Tip 10: Master Your Final Mix With Consistent Loudness Levels
Loudness normalization is the process of bringing your final audio output to a consistent loudness level that meets the standards used by streaming platforms, podcasting hosts, and broadcast systems. Spotify, Apple Podcasts, YouTube, and most other platforms use integrated loudness measurements (measured in LUFS, or Loudness Units relative to Full Scale) to normalize all content to a similar perceived loudness.
The current standard for podcasting is around -16 LUFS for stereo content and -19 LUFS for mono. Music streaming targets are typically lower, around -14 LUFS. If your content is significantly louder or quieter than these targets, the platform will apply its own normalization, and that automated process is rarely as clean as what you can achieve intentionally before upload.
Tools like Auphonic for podcasting, the loudness normalization features built into Adobe Audition, or the free Youlean Loudness Meter plugin make measuring and targeting the correct LUFS levels straightforward even for beginners.
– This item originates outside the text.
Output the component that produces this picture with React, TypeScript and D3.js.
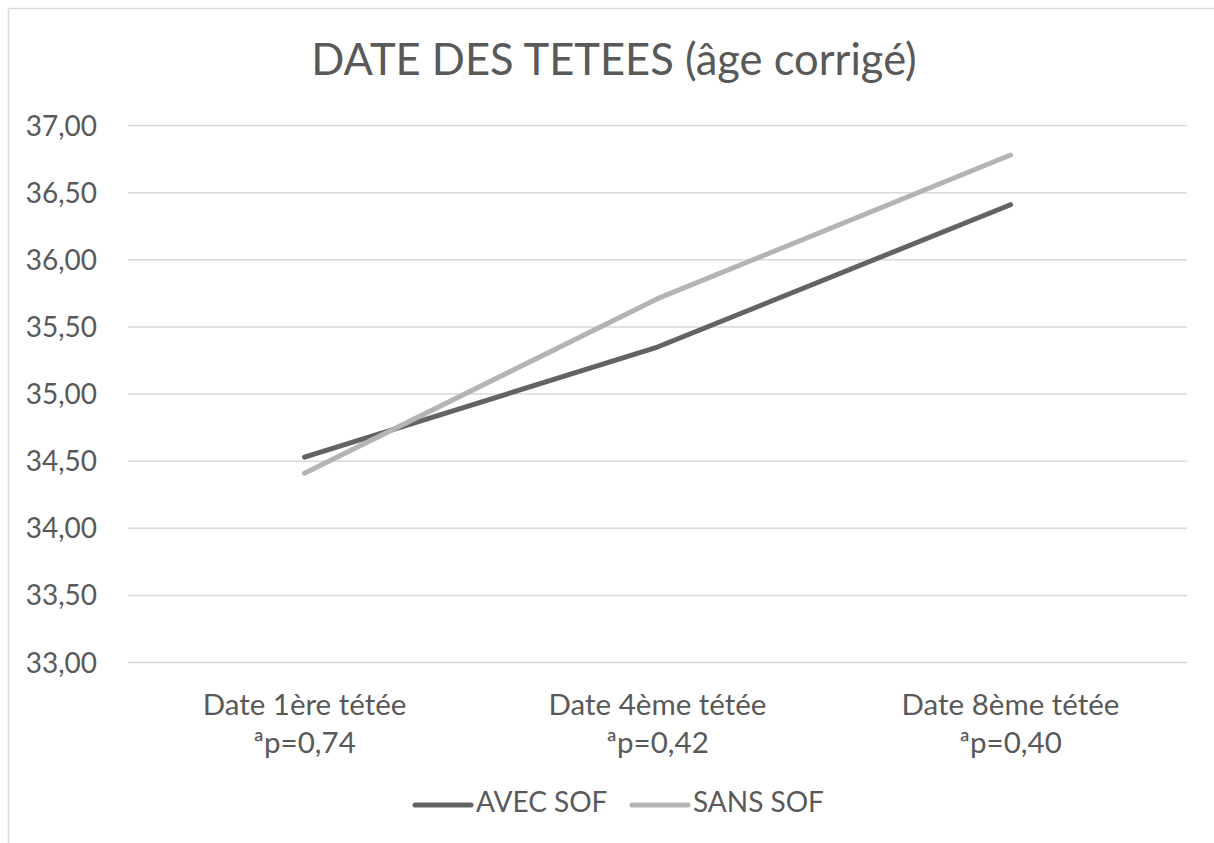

True peak limiting, which prevents any individual sample from exceeding -1 dBTP, ensures your audio does not clip after the platform applies its processing. This is the final safety net in a chain of good decisions.
The Foundation of Great Audio Is Discipline, Not Equipment
Every professional audio engineer you've ever admired built their skills through consistent practice, careful listening, and a commitment to making deliberate decisions at each stage of the recording process. Expensive gear helps at the margins, but it cannot compensate for a poorly treated room, incorrect gain staging, or audio that was never checked on the systems real listeners use.
The ten tips in this guide represent a complete framework that applies whether you're recording a voice memo for a team meeting, a full album in a home studio, or a weekly podcast that reaches thousands of listeners. Start with the ones that address your most obvious problems first, build the habits, and the improvement in your sound quality will compound quickly. Great audio is not a destination you arrive at after one purchase. It is something you build, one thoughtful decision at a time.
Ready to put these tips into action? Start with your recording environment today and work outward from there. The difference between your first treated session and an untreated one will tell you everything you need to know about where to focus next.